I say to myself, wake up, woman! Life is ephemeral! It is fragile and very short, and can be cut-off still shorter without any warning. So befriend those you want to know better, love those that you love, and don't be ashamed. Be good to yourself and to others, and be kind, in memory of the kindness of those now gone. Live well and embrace life; embrace all things. If an inner prompting tells you "Don't! You mustn't!" about doing anything that is in essence good, then question that inner prompting closely, and be prepared to ignore it, no matter how scary that feels. Don't shut yourself away inside with your private fear and pain and let them grow until they use up all the oxygen. Seek happiness; and open the doors, and live in the world.

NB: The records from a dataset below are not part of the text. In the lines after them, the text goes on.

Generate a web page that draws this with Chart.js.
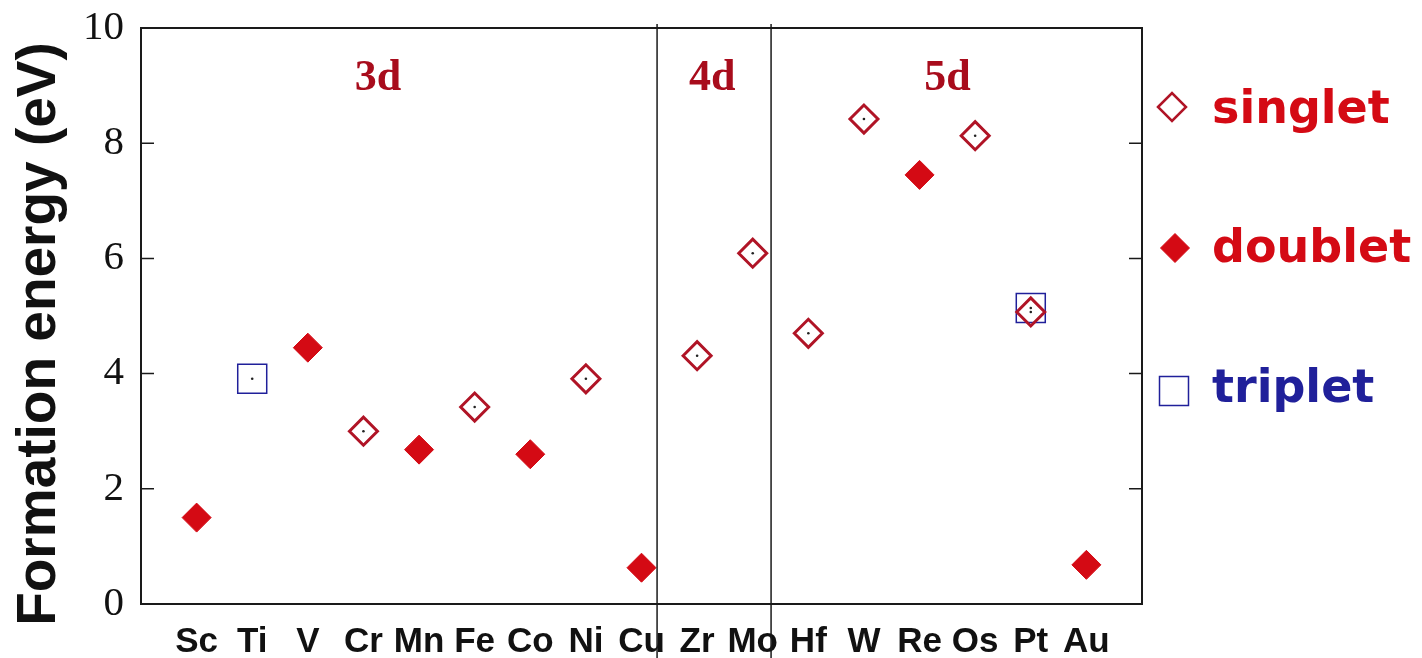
<!DOCTYPE html>
<html>
<head>
<meta charset="utf-8">
<script src="https://cdn.jsdelivr.net/npm/chart.js@4/dist/chart.umd.min.js"></script>
<style>
  html, body { margin: 0; padding: 0; background: #fff; }
  #wrap { width: 1422px; height: 658px; }
</style>
</head>
<body>
<div id="wrap"><canvas id="canvasSingle" width="1422" height="658"></canvas></div>
<script>
// element order along the x axis (position = index + 1)
const elements = ['Sc', 'Ti', 'V', 'Cr', 'Mn', 'Fe', 'Co', 'Ni', 'Cu', 'Zr', 'Mo', 'Hf', 'W', 'Re', 'Os', 'Pt', 'Au'];

// formation energies (eV), null = no point of that spin state
const singlet = [null, null, null, 3.0, null, 3.42, null, 3.91, null, 4.31, 6.09, 4.70, 8.42, null, 8.13, 5.07, null];
const doublet = [1.50, null, 4.45, null, 2.68, null, 2.60, null, 0.63, null, null, null, null, 7.45, null, null, 0.68];
const triplet = [null, 3.91, null, null, null, null, null, null, null, null, null, null, null, null, null, 5.14, null];

const yTicks = [0, 2, 4, 6, 8, 10];
const separators = [9.28, 11.33];      // 3d | 4d | 5d boundaries
const groupLabels = ['3d', '4d', '5d'];
const groupLabelX = [4.26, 10.27, 14.5];
const groupLabelY = 8.92;
const yTitle = 'Formation energy (eV)';

const darkRed = '#b01426';
const red = '#d40a14';
const blue = '#20209a';

function toPoints(arr) {
    let pts = [];
    arr.forEach((v, i) => {
        if (v !== null) pts.push({ x: i + 1, y: v });
    });
    return pts;
}

const legendItems = [
    { text: 'singlet', color: red, style: 'rectRot', fill: '#fff', stroke: darkRed, radius: 14, bw: 2.5, mx: 1172, my: 107, ty: 123 },
    { text: 'doublet', color: red, style: 'rectRot', fill: red, stroke: red, radius: 14.5, bw: 1, mx: 1175, my: 248, ty: 262 },
    { text: 'triplet', color: blue, style: 'rect', fill: '#fff', stroke: blue, radius: 20.5, bw: 1.5, mx: 1174, my: 391, ty: 402 }
];

const decorPlugin = {
    id: 'decor',
    afterDatasetsDraw(chart) {
        const ctx = chart.ctx;
        const a = chart.chartArea;
        const xs = chart.scales.x;
        const ys = chart.scales.y;
        ctx.save();
        // frame
        ctx.strokeStyle = '#1a1a1a';
        ctx.lineWidth = 2;
        ctx.strokeRect(a.left, a.top, a.right - a.left, a.bottom - a.top);
        // inward y ticks on both sides
        ctx.lineWidth = 1.5;
        yTicks.forEach(v => {
            if (v === 0 || v === 10) return;
            const py = ys.getPixelForValue(v);
            ctx.beginPath();
            ctx.moveTo(a.left, py); ctx.lineTo(a.left + 13, py);
            ctx.moveTo(a.right, py); ctx.lineTo(a.right - 13, py);
            ctx.stroke();
        });
        // group separators run down through the labels
        separators.forEach(v => {
            const px = xs.getPixelForValue(v);
            ctx.beginPath();
            ctx.moveTo(px, a.top - 4);
            ctx.lineTo(px, chart.height);
            ctx.stroke();
        });
        // 3d / 4d / 5d
        ctx.fillStyle = '#a80c1c';
        ctx.font = 'bold 44px "Liberation Serif", "Times New Roman", serif';
        ctx.textAlign = 'center';
        ctx.textBaseline = 'alphabetic';
        groupLabels.forEach((t, i) => {
            ctx.fillText(t, xs.getPixelForValue(groupLabelX[i]), ys.getPixelForValue(groupLabelY));
        });
        // y axis title
        ctx.save();
        ctx.translate(40, 334);
        ctx.rotate(-Math.PI / 2);
        ctx.fillStyle = '#111';
        ctx.textBaseline = 'middle';
        ctx.font = 'bold 55px "Liberation Sans", Arial, sans-serif';
        ctx.fillText(yTitle, 0, 0);
        ctx.restore();
        // legend
        ctx.textAlign = 'left';
        ctx.font = 'bold 46px "DejaVu Sans", Arial, sans-serif';
        legendItems.forEach(it => {
            ctx.fillStyle = it.fill;
            ctx.strokeStyle = it.stroke;
            ctx.lineWidth = it.bw;
            Chart.helpers.drawPoint(ctx, { pointStyle: it.style, radius: it.radius, borderWidth: it.bw, rotation: 0 }, it.mx, it.my);
            ctx.fillStyle = it.color;
            ctx.fillText(it.text, 1212, it.ty);
        });
        ctx.restore();
    }
};

const config = {
    type: 'scatter',
    data: {
        datasets: [
            {
                label: 'triplet',
                data: toPoints(triplet),
                order: 4,
                pointStyle: 'rect',
                pointRadius: 20.5,
                backgroundColor: '#fff',
                borderColor: blue,
                borderWidth: 1.5
            },
            {
                label: 'singlet',
                data: toPoints(singlet),
                order: 3,
                pointStyle: 'rectRot',
                pointRadius: 14,
                backgroundColor: 'rgba(255,255,255,0)',
                borderColor: darkRed,
                borderWidth: 3
            },
            {
                label: 'doublet',
                data: toPoints(doublet),
                order: 2,
                pointStyle: 'rectRot',
                pointRadius: 14.5,
                backgroundColor: red,
                borderColor: red,
                borderWidth: 1
            },
            {
                label: 'centre',
                data: toPoints(singlet).concat(toPoints(triplet)),
                order: 1,
                pointStyle: 'circle',
                pointRadius: 1.3,
                backgroundColor: '#222',
                borderWidth: 0
            }
        ]
    },
    options: {
        responsive: false,
        animation: false,
        events: [],
        layout: {
            padding: { top: 28, right: 280, left: 0, bottom: 0 }
        },
        plugins: {
            legend: { display: false },
            tooltip: { enabled: false }
        },
        scales: {
            x: {
                type: 'linear',
                min: 0,
                max: 18,
                afterBuildTicks: function (scale) {
                    scale.ticks = elements.map((e, i) => ({ value: i + 1 }));
                },
                afterFit: function (scale) {
                    scale.height = 54;
                    scale.paddingLeft = 0;
                    scale.paddingRight = 0;
                },
                grid: { display: false, drawTicks: false },
                border: { display: false },
                ticks: {
                    autoSkip: false,
                    maxRotation: 0,
                    padding: 17,
                    color: '#111',
                    font: { family: '"Liberation Sans", Arial, sans-serif', size: 35, weight: 'bold' },
                    callback: function (value) {
                        return elements[value - 1] || '';
                    }
                }
            },
            y: {
                min: 0,
                max: 10,
                afterBuildTicks: function (scale) {
                    scale.ticks = yTicks.map(v => ({ value: v }));
                },
                afterFit: function (scale) {
                    scale.width = 141;
                    scale.paddingTop = 0;
                    scale.paddingBottom = 0;
                },
                grid: { display: false, drawTicks: false },
                border: { display: false },
                ticks: {
                    padding: 17,
                    color: '#111',
                    font: { family: '"Liberation Serif", "Times New Roman", serif', size: 41 }
                }
            }
        }
    },
    plugins: [decorPlugin]
};

document.addEventListener('DOMContentLoaded', function () {
    new Chart(document.getElementById('canvasSingle'), config);
});
</script>
</body>
</html>
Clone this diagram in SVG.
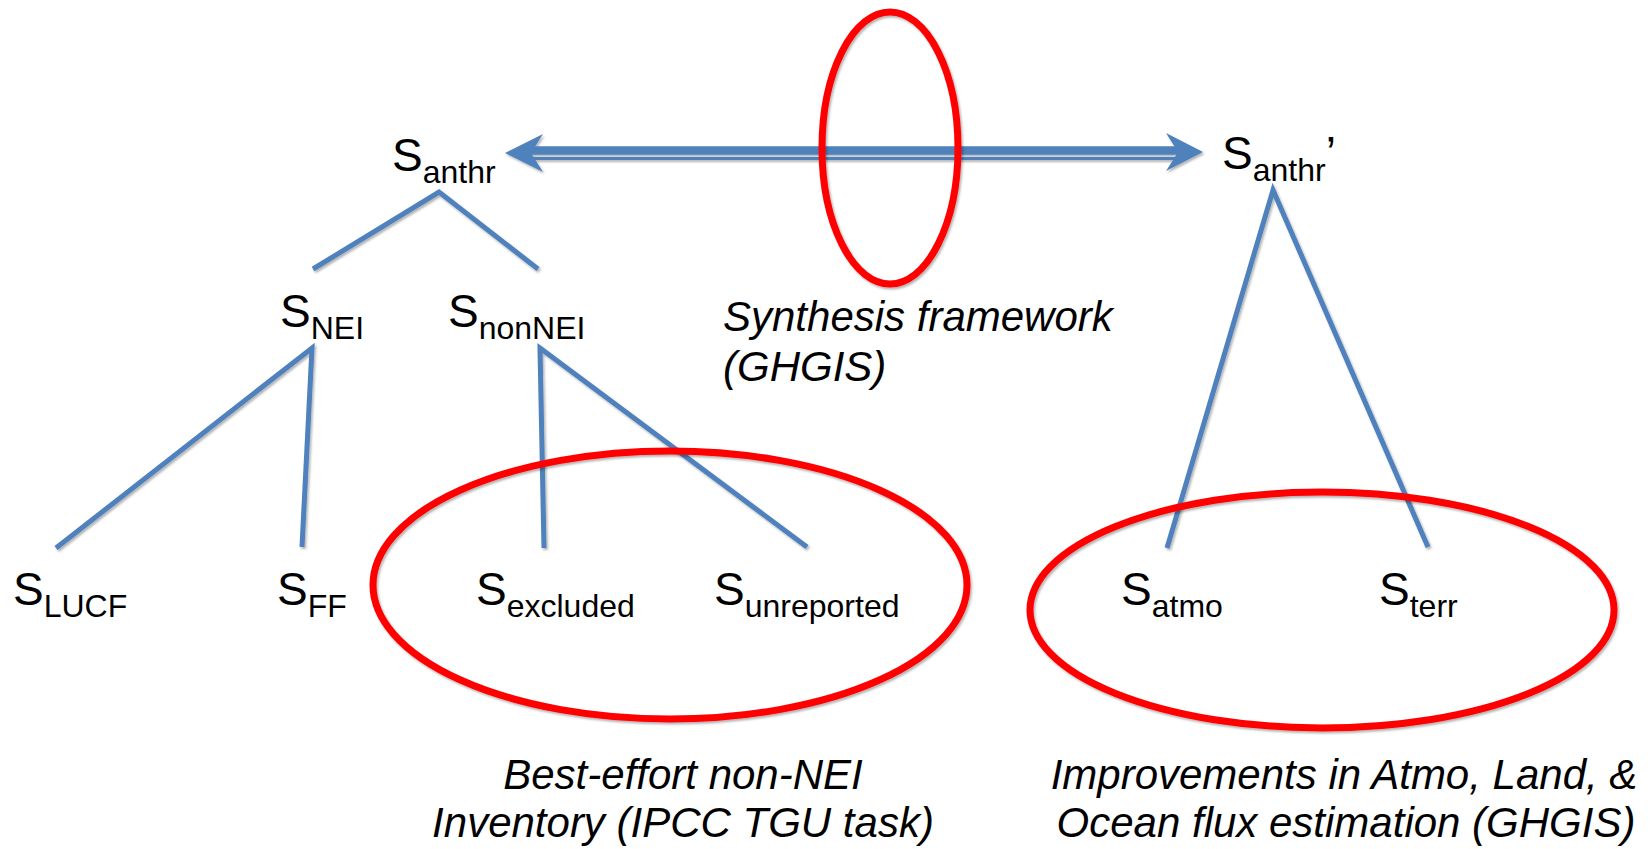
<svg xmlns="http://www.w3.org/2000/svg" width="1651" height="849" viewBox="0 0 1651 849">
  <style>
    .lbl { font-family: "Liberation Sans", Arial, sans-serif; font-size: 46px; fill: #000; }
    .sub { font-size: 32px; }
    .note { font-family: "Liberation Sans", Arial, sans-serif; font-size: 42px; font-style: italic; fill: #000; }
    .edge { stroke: #4F81BD; stroke-width: 5; fill: none; stroke-linecap: butt; }
    .ring { stroke: #FF0000; stroke-width: 7; fill: none; }
    .shaft { stroke: #4F81BD; fill: none; }
    .head { fill: #4F81BD; }
  </style>
  <defs>
    <filter id="shadow" filterUnits="userSpaceOnUse" x="0" y="0" width="1651" height="849">
      <feDropShadow dx="1.5" dy="2" stdDeviation="1.2" flood-color="#000" flood-opacity="0.3"/>
    </filter>
  </defs>

  <rect width="1651" height="849" fill="#FFFFFF"/>

  <!-- tree branches and the two-way comparison arrow -->
  <g id="connectors" filter="url(#shadow)">
    <polyline class="edge" points="313,269 439,192 538,269"/>
    <polyline class="edge" points="56,548 312,348 302,547"/>
    <polyline class="edge" points="544,548 540,348 807,547"/>
    <polyline class="edge" points="1167,548 1273,190 1428,547"/>
    <g id="arrow-anthr">
      <line class="shaft" x1="528" y1="150.5" x2="1180" y2="150.5" stroke-width="8.5"/>
      <line class="shaft" x1="530" y1="158.5" x2="1178" y2="158.5" stroke-width="2.8"/>
      <polygon class="head" points="505,153 543,134 531,153 543,172"/>
      <polygon class="head" points="1203,152 1166,133 1178,152 1166,171"/>
    </g>
  </g>

  <!-- highlight rings -->
  <g id="ring-synthesis" filter="url(#shadow)">
    <ellipse class="ring" cx="890" cy="148" rx="68" ry="136"/>
  </g>
  <g id="ring-inventory" filter="url(#shadow)">
    <ellipse class="ring" cx="670" cy="585" rx="297" ry="134"/>
  </g>
  <g id="ring-flux" filter="url(#shadow)">
    <ellipse class="ring" cx="1322" cy="610" rx="292" ry="118"/>
  </g>

  <!-- nodes -->
  <g id="node-anthr">
    <text class="lbl" x="392" y="171">S<tspan class="sub" dy="12">anthr</tspan></text>
  </g>
  <g id="node-anthr-prime">
    <text class="lbl" x="1222" y="169">S<tspan class="sub" dy="12">anthr</tspan><tspan dy="-12">’</tspan></text>
  </g>
  <g id="node-nei">
    <text class="lbl" x="280" y="327">S<tspan class="sub" dy="12">NEI</tspan></text>
  </g>
  <g id="node-nonnei">
    <text class="lbl" x="448" y="327">S<tspan class="sub" dy="12">nonNEI</tspan></text>
  </g>
  <g id="node-lucf">
    <text class="lbl" x="13" y="605">S<tspan class="sub" dy="12">LUCF</tspan></text>
  </g>
  <g id="node-ff">
    <text class="lbl" x="277" y="605">S<tspan class="sub" dy="12">FF</tspan></text>
  </g>
  <g id="node-excluded">
    <text class="lbl" x="476" y="605">S<tspan class="sub" dy="12">excluded</tspan></text>
  </g>
  <g id="node-unreported">
    <text class="lbl" x="714" y="605">S<tspan class="sub" dy="12">unreported</tspan></text>
  </g>
  <g id="node-atmo">
    <text class="lbl" x="1121" y="605">S<tspan class="sub" dy="12">atmo</tspan></text>
  </g>
  <g id="node-terr">
    <text class="lbl" x="1379" y="605">S<tspan class="sub" dy="12">terr</tspan></text>
  </g>

  <!-- captions -->
  <g id="caption-synthesis">
    <text class="note" x="723" y="331">Synthesis framework</text>
    <text class="note" x="723" y="381">(GHGIS)</text>
  </g>
  <g id="caption-inventory">
    <text class="note" x="683" y="789" text-anchor="middle">Best-effort non-NEI</text>
    <text class="note" x="683" y="837" text-anchor="middle">Inventory (IPCC TGU task)</text>
  </g>
  <g id="caption-flux">
    <text class="note" x="1344" y="789" text-anchor="middle">Improvements in Atmo, Land, &amp;</text>
    <text class="note" x="1346" y="837" text-anchor="middle">Ocean flux estimation (GHGIS)</text>
  </g>
</svg>
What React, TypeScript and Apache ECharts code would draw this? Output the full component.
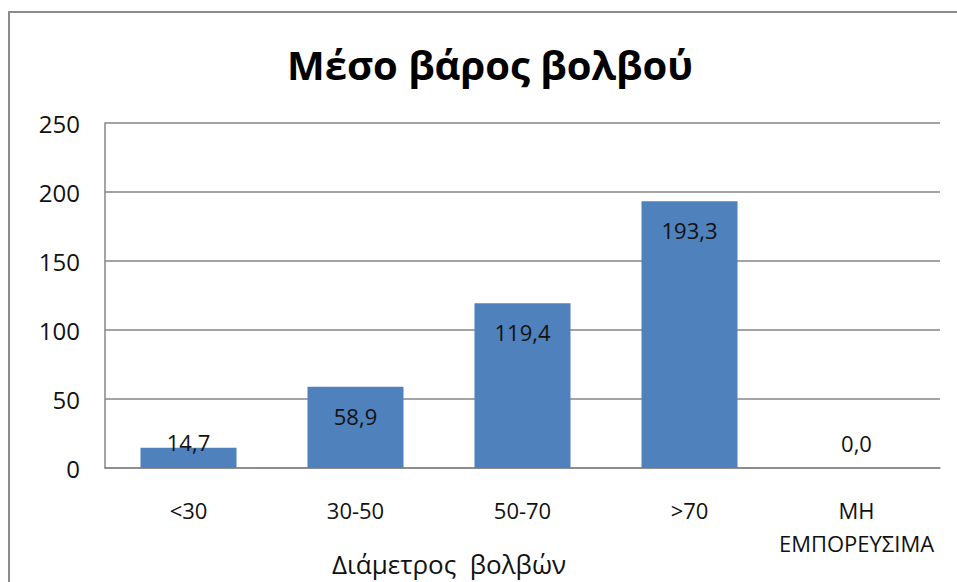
import React, { useEffect, useRef } from "react";
import * as echarts from "echarts";

// Bulb diameter classes and mean bulb weight per class
const categories: string[] = ["<30", "30-50", "50-70", ">70", "ΜΗ\nΕΜΠΟΡΕΥΣΙΜΑ"];
const meanWeight: number[] = [14.7, 58.9, 119.4, 193.3, 0.0];
const yTicks = { min: 0, max: 250, interval: 50 };

const TITLE = "Μέσο βάρος βολβού";
const X_NAME = "Διάμετρος  βολβών";
const FONT = "'Open Sans', 'Noto Sans', sans-serif";

const fmt = (v: number) => v.toFixed(1).replace(".", ",");

export default function App() {
  const ref = useRef<HTMLDivElement>(null);

  useEffect(() => {
    if (!ref.current) return;
    const chart = echarts.init(ref.current, undefined, { renderer: "svg" });

    const data = meanWeight.map((v, i) => {
      const item: any = { value: v };
      if (i === 0) {
        item.label = { position: "top", distance: 0, offset: [0, 5] };
      } else if (v === 0) {
        item.label = { position: "top", distance: 0, offset: [0, -14] };
      }
      return item;
    });

    chart.setOption({
      animation: false,
      backgroundColor: "#ffffff",
      textStyle: { fontFamily: FONT },
      grid: { left: 105, right: 17, top: 123, bottom: 114, containLabel: false },
      xAxis: {
        type: "category",
        data: categories,
        axisLine: { show: true, lineStyle: { color: "#868686", width: 1.5 } },
        axisTick: { show: false },
        axisLabel: {
          interval: 0,
          fontSize: 22,
          color: "#111",
          margin: 25,
          lineHeight: 33,
          fontFamily: FONT,
        },
      },
      yAxis: {
        type: "value",
        min: yTicks.min,
        max: yTicks.max,
        interval: yTicks.interval,
        axisLine: { show: true, lineStyle: { color: "#868686", width: 1.5 } },
        axisTick: { show: false },
        axisLabel: { fontSize: 24, color: "#111", margin: 25, fontFamily: FONT },
        splitLine: { show: true, lineStyle: { color: "#868686", width: 1.5 } },
      },
      series: [
        {
          type: "bar",
          data,
          barCategoryGap: "42.5%",
          itemStyle: { color: "#4f81bd" },
          label: {
            show: true,
            position: "insideTop",
            distance: 18,
            fontSize: 22,
            color: "#111",
            fontFamily: FONT,
            formatter: (p: any) => fmt(p.value),
          },
        },
      ],
      graphic: [
        {
          type: "rect",
          shape: { x: 9, y: 12, width: 1000, height: 700 },
          style: { fill: "none", stroke: "#8c8c8c", lineWidth: 2 },
          silent: true,
        },
        {
          type: "text",
          x: 490,
          y: 64,
          style: {
            text: TITLE,
            fontSize: 40,
            fontWeight: "bold",
            fontFamily: FONT,
            fill: "#000",
            textAlign: "center",
            textVerticalAlign: "middle",
          },
        },
        {
          type: "text",
          x: 449,
          y: 564,
          style: {
            text: X_NAME,
            fontSize: 26,
            fontFamily: FONT,
            fill: "#111",
            textAlign: "center",
            textVerticalAlign: "middle",
          },
        },
      ],
    });

    return () => chart.dispose();
  }, []);

  return (
    <div
      ref={ref}
      style={{ position: "fixed", left: 0, top: 0, width: 957, height: 582 }}
    />
  );
}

I think of the chap I like; of the crush that has now settled to manageable proportions again. I think of how interesting he is, and how ridiculous it is that having a crush has led me to hide from him and not to seek his friendship, although he's someone well worth knowing. I want to go to him and say "I'm so sorry if this is embarrassing. But I wish I could get to know you better. You're interesting and I like the way your mind works; I appreciate knowing you so much. I'd like very much to be friends."
But I'm not going to be able to do any such thing! That's going way beyond thanking someone for their help. It's just not done to say something that could be so embarrassing to the other party.
So much for that challenge of working on my shyness. So much for opening the doors and living in the world. I want to reach out; but I just haven't got the guts.
I'm tired. Maybe it will seem better in the morning.